The high five is as ubiquitous as air. Doctors welcome infants into the world with high fives. Couples high five at the altar. College students high five at social gatherings to prove their worth. It’s a versatile gesture, appropriate at both funerals of enemies and funerals of friends. It’s integral to the way we live and the way we interact, yet too often do we overlook its storied past. As a corrective gesture, here are the top five high fives of all time.

5. The Liberatores
This pioneering high five took place on the Ides of March in 44 BC. After leaving Caesar’s corpse on the steps of the Theater of Pompey’s curia, the 60 senators who conspired to assassinate him marched to the Capitol while proclaiming, “People of Rome, we are once again free!” Undeterred by the silence that greeted them, the Liberatores initiated a stunningly synchronized group high five, followed by an equally coordinated low five. Brutus then did a backflip, securing this moment’s place in the annals of high five history.

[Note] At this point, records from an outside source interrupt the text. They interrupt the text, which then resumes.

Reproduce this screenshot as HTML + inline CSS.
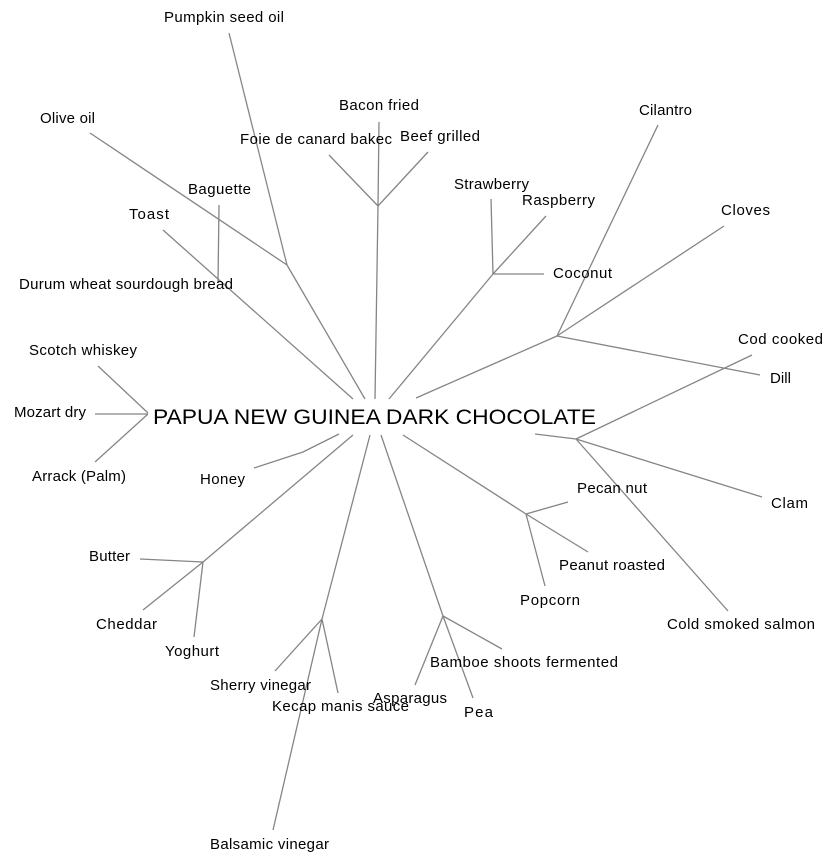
<!DOCTYPE html>
<html><head><meta charset="utf-8"><style>
html,body{margin:0;padding:0;background:#fff;}
svg{display:block;}
text{font-family:"Liberation Sans",Arial,sans-serif;font-size:15px;fill:#000;}
</style></head><body>
<svg width="838" height="864" viewBox="0 0 838 864" xmlns="http://www.w3.org/2000/svg">
<g stroke="#858585" stroke-width="1.3" fill="none">
<line x1="229" y1="33" x2="287" y2="265"/>
<line x1="90" y1="133" x2="287" y2="265"/>
<line x1="287" y1="265" x2="365" y2="399"/>
<line x1="219" y1="205" x2="218" y2="283"/>
<line x1="163" y1="230" x2="353" y2="399"/>
<line x1="379" y1="122" x2="378" y2="206"/>
<line x1="329" y1="155" x2="378" y2="206"/>
<line x1="428" y1="152" x2="378" y2="206"/>
<line x1="378" y1="206" x2="375" y2="399"/>
<line x1="491" y1="199" x2="493" y2="274"/>
<line x1="546" y1="216" x2="493" y2="274"/>
<line x1="544" y1="274" x2="493" y2="274"/>
<line x1="493" y1="274" x2="389" y2="399"/>
<line x1="658" y1="125" x2="557" y2="336"/>
<line x1="724" y1="226" x2="557" y2="336"/>
<line x1="760" y1="375" x2="557" y2="336"/>
<line x1="557" y1="336" x2="416" y2="398"/>
<line x1="752" y1="355" x2="576" y2="439"/>
<line x1="762" y1="497" x2="576" y2="439"/>
<line x1="728" y1="611" x2="576" y2="439"/>
<line x1="535" y1="434" x2="576" y2="439"/>
<line x1="403" y1="435" x2="526" y2="514"/>
<line x1="568" y1="502" x2="526" y2="514"/>
<line x1="588" y1="552" x2="526" y2="514"/>
<line x1="545" y1="586" x2="526" y2="514"/>
<line x1="98" y1="366" x2="148" y2="413"/>
<line x1="95" y1="414" x2="148" y2="414"/>
<line x1="95" y1="462" x2="148" y2="414"/>
<polyline points="254,468 303,452 339,434"/>
<line x1="353" y1="435" x2="203" y2="562"/>
<line x1="140" y1="559" x2="203" y2="562"/>
<line x1="143" y1="610" x2="203" y2="562"/>
<line x1="194" y1="637" x2="203" y2="562"/>
<line x1="370" y1="435" x2="322" y2="619"/>
<line x1="275" y1="671" x2="322" y2="619"/>
<line x1="338" y1="693" x2="322" y2="619"/>
<line x1="273" y1="830" x2="322" y2="619"/>
<line x1="381" y1="435" x2="443" y2="616"/>
<line x1="502" y1="649" x2="443" y2="616"/>
<line x1="415" y1="685" x2="443" y2="616"/>
<line x1="473" y1="698" x2="443" y2="616"/>
</g>
<text x="153" y="424" style="font-size:21px" textLength="443" lengthAdjust="spacingAndGlyphs">PAPUA NEW GUINEA DARK CHOCOLATE</text>
<g>
<text x="164" y="22" textLength="120">Pumpkin seed oil</text>
<text x="40" y="123" textLength="55">Olive oil</text>
<text x="339" y="110" textLength="80">Bacon fried</text>
<text x="240" y="144" textLength="152">Foie de canard bakec</text>
<text x="400" y="141" textLength="80">Beef grilled</text>
<text x="454" y="189" textLength="75">Strawberry</text>
<text x="522" y="205" textLength="73">Raspberry</text>
<text x="553" y="278" textLength="59">Coconut</text>
<text x="639" y="115" textLength="53">Cilantro</text>
<text x="721" y="215" textLength="49">Cloves</text>
<text x="738" y="344" textLength="85">Cod cooked</text>
<text x="770" y="383" textLength="21">Dill</text>
<text x="188" y="194" textLength="63">Baguette</text>
<text x="129" y="219" textLength="40">Toast</text>
<text x="19" y="289" textLength="214">Durum wheat sourdough bread</text>
<text x="29" y="355" textLength="108">Scotch whiskey</text>
<text x="14" y="417" textLength="72">Mozart dry</text>
<text x="32" y="481" textLength="94">Arrack (Palm)</text>
<text x="200" y="484" textLength="45">Honey</text>
<text x="89" y="561" textLength="41">Butter</text>
<text x="96" y="629" textLength="61">Cheddar</text>
<text x="165" y="656" textLength="54">Yoghurt</text>
<text x="210" y="690" textLength="101">Sherry vinegar</text>
<text x="272" y="711" textLength="137">Kecap manis sauce</text>
<text x="373" y="703" textLength="74">Asparagus</text>
<text x="430" y="667" textLength="188">Bamboe shoots fermented</text>
<text x="464" y="717" textLength="29">Pea</text>
<text x="520" y="605" textLength="60">Popcorn</text>
<text x="559" y="570" textLength="106">Peanut roasted</text>
<text x="577" y="493" textLength="70">Pecan nut</text>
<text x="771" y="508" textLength="37">Clam</text>
<text x="667" y="629" textLength="148">Cold smoked salmon</text>
<text x="210" y="849" textLength="119">Balsamic vinegar</text>
</g>
</svg>
</body></html>
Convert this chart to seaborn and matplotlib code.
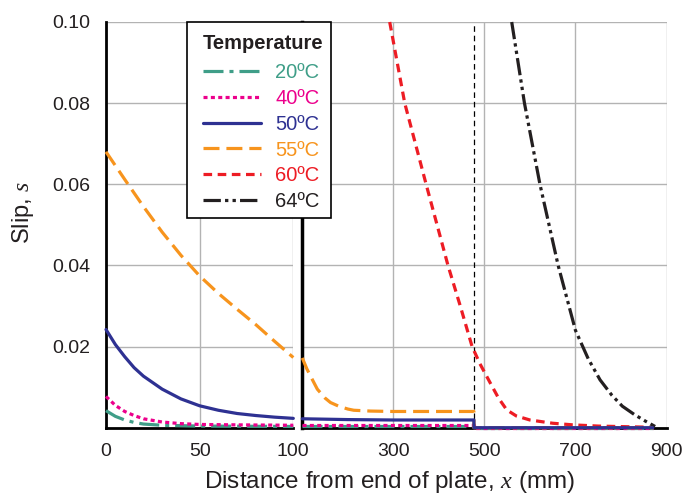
import matplotlib
matplotlib.use("Agg")
import matplotlib.pyplot as plt
import matplotlib.patches as mpatches
import seaborn as sns
import pandas as pd

# ---------------- data ----------------
temps = ["20ºC", "40ºC", "50ºC", "55ºC", "60ºC", "64ºC"]
colors = ["#3f9e88", "#ec008c", "#2e3192", "#f7941d", "#ed1c24", "#231f20"]

# left panel: 0-100 mm
x_l_20 = [0, 5, 10, 15, 20, 30, 50, 100]
s_l_20 = [0.0042, 0.0028, 0.0019, 0.0013, 0.0009, 0.0006, 0.0004, 0.0003]
x_l_40 = [0, 5, 10, 15, 20, 30, 40, 50, 70, 100]
s_l_40 = [0.0077, 0.0055, 0.0040, 0.0030, 0.0022, 0.0014, 0.0010, 0.0008, 0.0007, 0.0006]
x_l_50 = [0, 5, 10, 15, 20, 25, 30, 40, 50, 60, 70, 80, 90, 100]
s_l_50 = [0.0242, 0.0205, 0.0175, 0.0148, 0.0127, 0.0111, 0.0095, 0.0071, 0.0054,
          0.0043, 0.0035, 0.0030, 0.0026, 0.0023]
x_l_55 = [0, 10, 20, 30, 40, 50, 60, 70, 80, 90, 100]
s_l_55 = [0.0680, 0.0612, 0.0545, 0.0482, 0.0425, 0.0374, 0.0331, 0.0292, 0.0254,
          0.0213, 0.0173]

# right panel: 100-900 mm (step down at 477 mm)
x_r_20 = [100, 477, 477, 870]
s_r_20 = [0.0003, 0.0003, 0.0, 0.0]
x_r_40 = [100, 477, 477, 870]
s_r_40 = [0.0006, 0.0006, 0.0, 0.0]
x_r_50 = [100, 200, 300, 477, 477, 870]
s_r_50 = [0.0022, 0.0020, 0.0019, 0.0019, 0.0, 0.0]
x_r_55 = [100, 110, 120, 133, 150, 162, 180, 200, 213, 250, 300, 400, 477, 477, 870]
s_r_55 = [0.0172, 0.0145, 0.0123, 0.0095, 0.0073, 0.0062, 0.0053, 0.0046, 0.0043,
          0.0041, 0.0040, 0.0040, 0.0040, 0.0, 0.0]
x_r_60 = [292, 325, 372, 420, 447, 473, 490, 513, 531, 549, 570, 600, 650, 694, 750, 870]
s_r_60 = [0.100, 0.080, 0.060, 0.040, 0.030, 0.020, 0.0158, 0.0110, 0.0073, 0.0044,
          0.0029, 0.0019, 0.0011, 0.0007, 0.0004, 0.0001]
x_r_64 = [560, 588, 622, 662, 700, 728, 754, 780, 803, 830, 854, 875]
s_r_64 = [0.100, 0.080, 0.060, 0.040, 0.024, 0.0170, 0.0118, 0.0080, 0.0053, 0.0032,
          0.0016, 0.0003]

step_x = 477
left_ticks = [0, 50, 100]
right_ticks = [300, 500, 700, 900]
y_ticks = [0.02, 0.04, 0.06, 0.08, 0.10]

# ---------------- style ----------------
sns.set_style("white")
plt.rcParams["font.family"] = ["Liberation Sans", "DejaVu Sans"]
plt.rcParams["mathtext.fontset"] = "custom"
plt.rcParams["mathtext.it"] = "Liberation Serif:italic"
plt.rcParams["mathtext.rm"] = "Liberation Sans"
plt.rcParams["lines.scale_dashes"] = False

styles = [
    (0, (14.4, 4.3, 2.9, 4.3)),            # dash-dot
    (0, (2.9, 2.4)),                        # dotted
    "-",                                    # solid
    (0, (11.5, 5.0)),                       # dashed
    (0, (6.2, 4.0)),                        # short dashed
    (0, (12.5, 3.0, 2.4, 3.0, 2.4, 3.0)),  # dash-dot-dot
]
zorders = [3.1, 3.2, 3.6, 3.5, 3.3, 3.4]
lw = 2.3
text_col = "#231f20"

W, H = 690, 498
fig = plt.figure(figsize=(W / 100, H / 100), dpi=100)
y0, y1 = 427.7, 22.0
axL = fig.add_axes([106 / W, 1 - y0 / H, (293.3 - 106) / W, (y0 - y1) / H])
axR = fig.add_axes([302.3 / W, 1 - y0 / H, (666.5 - 302.3) / W, (y0 - y1) / H])

left_sets = [(x_l_20, s_l_20), (x_l_40, s_l_40), (x_l_50, s_l_50), (x_l_55, s_l_55)]
right_sets = [(x_r_20, s_r_20), (x_r_40, s_r_40), (x_r_50, s_r_50), (x_r_55, s_r_55),
              (x_r_60, s_r_60), (x_r_64, s_r_64)]

for i, (xs, ss) in enumerate(left_sets):
    df = pd.DataFrame({"x": xs, "s": ss})
    sns.lineplot(data=df, x="x", y="s", ax=axL, color=colors[i], linestyle=styles[i],
                 lw=lw, sort=False, estimator=None, zorder=zorders[i], clip_on=False)
for i, (xs, ss) in enumerate(right_sets):
    df = pd.DataFrame({"x": xs, "s": ss})
    sns.lineplot(data=df, x="x", y="s", ax=axR, color=colors[i], linestyle=styles[i],
                 lw=lw, sort=False, estimator=None, zorder=zorders[i], clip_on=False)

axR.axvline(step_x, color="black", lw=0.9, linestyle=(0, (4.0, 2.8)), zorder=2.5)

for ax in (axL, axR):
    ax.set_ylim(0, 0.1)
    ax.set_xlabel("")
    ax.set_ylabel("")
    ax.set_yticks(y_ticks)
    ax.grid(True, color="#b3b3b3", lw=1.0)
    ax.set_axisbelow(True)
    for side in ("top", "right"):
        ax.spines[side].set_visible(False)
    ax.spines["bottom"].set_color("black")
    ax.spines["bottom"].set_linewidth(2.0)
    ax.tick_params(axis="both", direction="in", length=5, width=1.5, color="black",
                   labelsize=14, labelcolor=text_col)
    ax.tick_params(axis="x", pad=11)
    ax.tick_params(axis="y", pad=11)

axL.set_xlim(0, 100)
axL.set_xticks(left_ticks)
axL.set_xticklabels([str(t) for t in left_ticks])
axL.set_yticklabels([f"{t:.2f}" for t in y_ticks])
axL.spines["left"].set_color("black")
axL.spines["left"].set_linewidth(2.0)

axR.set_xlim(100, 900)
axR.set_xticks(right_ticks)
axR.set_xticklabels([str(t) for t in right_ticks])
axR.tick_params(axis="y", left=False, labelleft=False)
axR.spines["left"].set_color("black")
axR.spines["left"].set_linewidth(2.5)

fig.text(390 / W, 1 - 482 / H, "Distance from end of plate, $x$ (mm)", ha="center",
         va="center", fontsize=17.5, color=text_col)
fig.text(23 / W, 1 - 212 / H, "Slip, $s$", ha="center", va="center", rotation=90,
         fontsize=17, color=text_col)

# legend: frame, title and entries
frame = mpatches.Rectangle((187 / W, 1 - 218 / H), (331 - 187) / W, (218 - 22) / H,
                           transform=fig.transFigure, facecolor="white",
                           edgecolor="black", lw=1.2, zorder=10)
fig.add_artist(frame)
fig.text(203 / W, 1 - 43.5 / H, "Temperature", ha="left", va="center",
         fontsize=14.5, fontweight="bold", color=text_col, zorder=11)

handles = [plt.Line2D([], [], color=c, linestyle=st, lw=lw) for c, st in zip(colors, styles)]
leg = fig.legend(handles, temps, loc="upper left",
                 bbox_to_anchor=(203 / W, 1 - 63 / H), bbox_transform=fig.transFigure,
                 frameon=False, fontsize=14.5,
                 handlelength=2.88, handletextpad=0.7, labelspacing=0.34,
                 borderpad=0, borderaxespad=0)
leg.set_zorder(12)
for t, c in zip(leg.get_texts(), colors):
    t.set_color(c)

fig.savefig("out.png", dpi=100)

4. Anya Gablogian and Abraham Marinovic
These world-renowned performance artists met in the mid-70s and instantly embarked on a collaboration that produced joint works like “Hirsutism in Time,” in which the two tied their leg hairs together and lay still for a day, and “Double Triple A,” in which they screamed into each other’s nostrils until one passed out. By the end of the ’80s, Gablogian and Marinovic’s relationship had become fraught, and they decided to part ways with a final piece, “Fivers.” They each began walking from a different end of the Great Wall of China and met each other in the middle. There, they exchanged a somber high five and a “down low, too slow” — a fitting close to an intense, beautiful partnership.

3. Fritz Frank and Aloysius Jaguartrap
In 2014, these two daredevils from Stamford, Conn. decided to break the record for Longest Continuous High Five. Over the course of 72 hours, Frank and Jaguartrap high fived repeatedly and without break, adding in such flourishes as whirligigs, alligator bobs, lightning-fast dock/undocks, finger guns, finger knives, pinky pops and locks, and more. In order to stay awake and stave off hunger, the two jogged on facing treadmills, covered themselves with caffeine patches, and hooked themselves up to IV drips. Although they broke the record by the hour mark, Frank and Jaguartrap died of exhaustion three days in.

2. God and Mary
This high five between a Nazarene woman and the creator of the universe occurred directly after the conception of our Lord and Savior Jesus Christ, nine months before the year 0. While the high five itself was unremarkable — Our Father who art in Heaven, Hallowed be Thy Name, failed to watch the elbow, weakly thwapping his pinkies against Mary’s — it claims a spot on this list for the event it marked, the celebrity of the individuals involved, and the whip pan to Joseph, who looked into the camera, delivered a confident thumbs up, and said, “Nice.”

1. Patrick Chakakhan and Spencer Easybib
At 1 a.m. on June 15, 2005, these teenage friends managed to park their car with unusual precision outside of a Jack in the Box in Fresno, Calif. (cf. “Top Five Parking Jobs”), a feat made all the more impressive by the concentration of marijuana in their body. To celebrate, they performed a high five of such perfection that it produced a shockwave, shattering all windows and streetlamps within a half-kilometer radius and knocking the two to the ground with several broken bones. The high five was so powerful that Chakakhan and Easybib fell frantically in love with each other, yet neither have acted on their feelings out of insecurity and internalized homophobia. The two have spent the subsequent decade sitting in pregnant silences and trading pained glances of longing.